Lunch is typically the larger and more important meal in Croatia, and dinner usually involves a thin pizza or shared starters eaten later at night. Especially along the coast, you’ll find all kinds of fish dishes being served, most commonly grilled. During the cooking class my family and I attended, we got to see the process from start to finish before the meal was brought to the table.
Croatians also love their bread. The dough is placed right onto the hot stones and is covered to bake. The end result was a steaming, glorious loaf.
Risottos are another very popular dish, due largely to the country’s close proximity to Italy. If you want some risotto with a Croatian twist you can try the black cuttlefish risotto, the black part being squid ink. Pašticada is also common, which is a beef stew traditionally served with homemade potato gnocchi.
You must try the pršut at some point if you spend any time in Croatia. It is commonly served as a snack in between meals or on a platter with cheese and olives. It is a type of dry-cured ham, and I am not a big fan of it at home in the US but I loved it in Croatia! I guess it must have something to do with bura, a cold wind from the Adriatic that passes by when the meat is hanging out to dry and helps create its distinct flavor.
One of the most distinct methods of Croatian cooking is peka, an “under the dome” cooking style. Peka is a traditional way of preparing food that involves cooking a blend of vegetables and potatoes with meat or fish in a pot or tray and covering it with a dome shaped lid that is then heated with the embers from the fire.
Drizzled with olive oil and sprinkled with just the right amount of herbs, this juicy and flavorful dish will leave you happy and satisfied. Many Croatian families, especially those that live in the countryside, will have a similar wood-burning oven outdoors used for cooking mouthwatering meals like these. If you are heading to a restaurant that serves peka, be sure to call at least a few hours in advance so they have time to prepare the meal.
I hope you saved room for dessert, because you’re not done eating yet! Croatians definitely have a sweet tooth. Desserts offered in restaurants typically involve ice cream, cakes, and pancakes. However, I’d suggest heading to the nearest cafe or ice cream shop for your choice of dessert.

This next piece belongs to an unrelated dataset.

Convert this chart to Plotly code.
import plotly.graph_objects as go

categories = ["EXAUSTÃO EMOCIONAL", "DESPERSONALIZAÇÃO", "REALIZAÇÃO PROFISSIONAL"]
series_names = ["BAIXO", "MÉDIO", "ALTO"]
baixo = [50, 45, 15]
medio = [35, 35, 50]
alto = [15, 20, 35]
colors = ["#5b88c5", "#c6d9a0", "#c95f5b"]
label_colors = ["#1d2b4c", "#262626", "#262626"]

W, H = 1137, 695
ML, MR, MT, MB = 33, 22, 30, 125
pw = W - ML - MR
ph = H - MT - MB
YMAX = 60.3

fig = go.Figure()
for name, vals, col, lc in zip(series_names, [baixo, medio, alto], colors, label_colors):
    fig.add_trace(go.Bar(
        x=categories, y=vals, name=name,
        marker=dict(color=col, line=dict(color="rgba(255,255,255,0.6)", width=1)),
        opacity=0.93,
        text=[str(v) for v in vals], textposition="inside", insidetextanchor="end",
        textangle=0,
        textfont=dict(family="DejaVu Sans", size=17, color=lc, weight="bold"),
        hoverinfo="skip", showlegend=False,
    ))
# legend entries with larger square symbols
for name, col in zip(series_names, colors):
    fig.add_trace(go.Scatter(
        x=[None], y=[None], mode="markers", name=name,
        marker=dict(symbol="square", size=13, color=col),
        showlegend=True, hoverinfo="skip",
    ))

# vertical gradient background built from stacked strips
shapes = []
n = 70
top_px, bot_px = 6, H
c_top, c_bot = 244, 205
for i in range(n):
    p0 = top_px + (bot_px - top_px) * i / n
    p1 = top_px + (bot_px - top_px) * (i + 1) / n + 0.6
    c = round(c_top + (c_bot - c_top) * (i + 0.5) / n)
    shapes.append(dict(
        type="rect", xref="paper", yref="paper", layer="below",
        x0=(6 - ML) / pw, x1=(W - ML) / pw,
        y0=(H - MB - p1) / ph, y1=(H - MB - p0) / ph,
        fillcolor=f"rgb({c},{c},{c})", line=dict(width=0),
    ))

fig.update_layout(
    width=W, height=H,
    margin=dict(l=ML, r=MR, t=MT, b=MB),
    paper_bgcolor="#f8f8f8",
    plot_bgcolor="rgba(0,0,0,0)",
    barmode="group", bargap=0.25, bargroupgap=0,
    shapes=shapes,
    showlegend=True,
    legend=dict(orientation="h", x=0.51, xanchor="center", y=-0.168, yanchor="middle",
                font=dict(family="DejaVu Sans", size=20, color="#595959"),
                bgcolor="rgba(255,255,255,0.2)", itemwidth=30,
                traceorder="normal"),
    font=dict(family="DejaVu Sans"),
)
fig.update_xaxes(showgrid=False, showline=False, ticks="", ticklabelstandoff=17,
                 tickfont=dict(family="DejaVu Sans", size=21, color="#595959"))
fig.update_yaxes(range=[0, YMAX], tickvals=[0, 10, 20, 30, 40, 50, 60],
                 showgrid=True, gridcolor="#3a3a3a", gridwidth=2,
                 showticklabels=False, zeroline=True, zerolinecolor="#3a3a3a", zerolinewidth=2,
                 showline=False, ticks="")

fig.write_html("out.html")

Also be sure to keep an eye out for fritule. These bite sized balls of fried dough resemble mini doughnuts dusted with powdered sugar, and are sometimes with other toppings. Nutella anyone?! Fritule is a classic, but beware – they are highly addictive!

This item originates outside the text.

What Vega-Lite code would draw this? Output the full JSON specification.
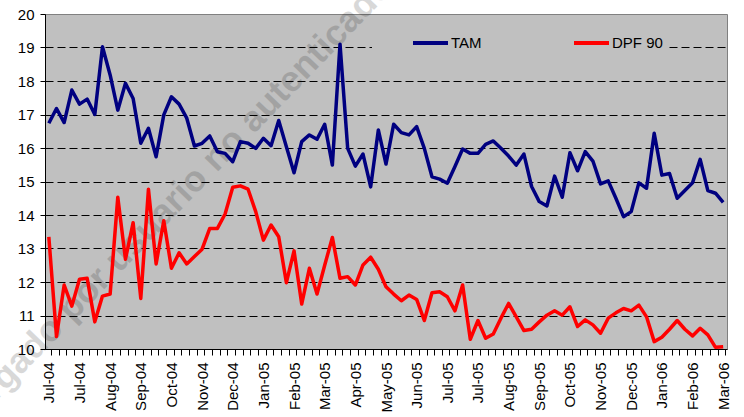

Finally, don’t think I forgot about the alcohol! The two most popular local beers (pivos) are Karlovacko or Ozujsko, your standard light lager.

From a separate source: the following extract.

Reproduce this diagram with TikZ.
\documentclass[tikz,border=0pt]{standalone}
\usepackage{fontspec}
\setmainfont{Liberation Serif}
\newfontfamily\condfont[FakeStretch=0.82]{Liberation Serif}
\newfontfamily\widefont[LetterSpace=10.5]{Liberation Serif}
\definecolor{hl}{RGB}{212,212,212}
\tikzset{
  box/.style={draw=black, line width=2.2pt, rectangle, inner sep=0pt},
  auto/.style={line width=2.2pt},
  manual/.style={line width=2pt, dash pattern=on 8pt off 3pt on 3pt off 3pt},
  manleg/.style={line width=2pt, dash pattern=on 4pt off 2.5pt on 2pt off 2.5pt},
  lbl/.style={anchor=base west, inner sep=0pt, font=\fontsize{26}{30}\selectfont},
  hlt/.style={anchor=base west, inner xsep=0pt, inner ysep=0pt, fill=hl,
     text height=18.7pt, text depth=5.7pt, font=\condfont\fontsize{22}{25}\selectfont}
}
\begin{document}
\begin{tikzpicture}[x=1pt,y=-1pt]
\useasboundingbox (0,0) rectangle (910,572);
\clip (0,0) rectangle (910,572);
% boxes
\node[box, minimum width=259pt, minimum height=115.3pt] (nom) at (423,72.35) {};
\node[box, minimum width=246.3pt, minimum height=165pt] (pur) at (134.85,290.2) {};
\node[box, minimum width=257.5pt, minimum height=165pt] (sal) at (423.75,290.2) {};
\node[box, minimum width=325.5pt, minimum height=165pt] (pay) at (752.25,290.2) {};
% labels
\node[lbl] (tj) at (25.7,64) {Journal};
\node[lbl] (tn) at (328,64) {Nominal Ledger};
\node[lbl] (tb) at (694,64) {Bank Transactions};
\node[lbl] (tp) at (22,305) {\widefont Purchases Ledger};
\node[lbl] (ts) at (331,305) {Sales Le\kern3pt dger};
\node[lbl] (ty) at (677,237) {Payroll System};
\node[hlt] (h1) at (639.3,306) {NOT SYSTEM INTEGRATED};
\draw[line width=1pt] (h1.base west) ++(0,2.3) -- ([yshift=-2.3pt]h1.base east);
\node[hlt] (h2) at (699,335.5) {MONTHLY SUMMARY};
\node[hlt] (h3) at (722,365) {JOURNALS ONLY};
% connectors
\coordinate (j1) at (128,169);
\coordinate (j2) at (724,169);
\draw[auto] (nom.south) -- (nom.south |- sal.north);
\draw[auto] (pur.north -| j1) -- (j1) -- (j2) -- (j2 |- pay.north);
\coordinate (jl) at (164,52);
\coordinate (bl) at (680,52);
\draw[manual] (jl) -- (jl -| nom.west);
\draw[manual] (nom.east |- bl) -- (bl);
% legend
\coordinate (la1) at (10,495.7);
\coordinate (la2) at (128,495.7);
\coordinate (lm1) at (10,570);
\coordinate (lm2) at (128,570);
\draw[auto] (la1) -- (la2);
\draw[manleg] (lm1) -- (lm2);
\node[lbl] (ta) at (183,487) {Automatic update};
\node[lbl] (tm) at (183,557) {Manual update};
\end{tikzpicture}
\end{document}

If you’re looking for a light, refreshing drink on a hot day, opt for a Radler instead. This is basically a beer mixed with other sorts of citrus flavored sparkling drinks that is typically only around 2% alcohol. Radlers have become increasingly popular in Croatia lately, especially during those hot summer beach days!
Of course, there are also the Croatian wines. Winemaking has been a part of Croatia for centuries, and as of recently the quality of these wines has steadily been on the rise. If you are traveling through Zagreb, stop by Vinoteka Bornstien to enjoy a glass of your choice!
Keep in mind that traditional dishes vary by region and I spent most of my time in the Dalmatian region, so you may see more variety when visiting other parts of Croatia. No matter where you are, always take the time to dive into the food culture and most importantly, try the local cuisine. Živjeli!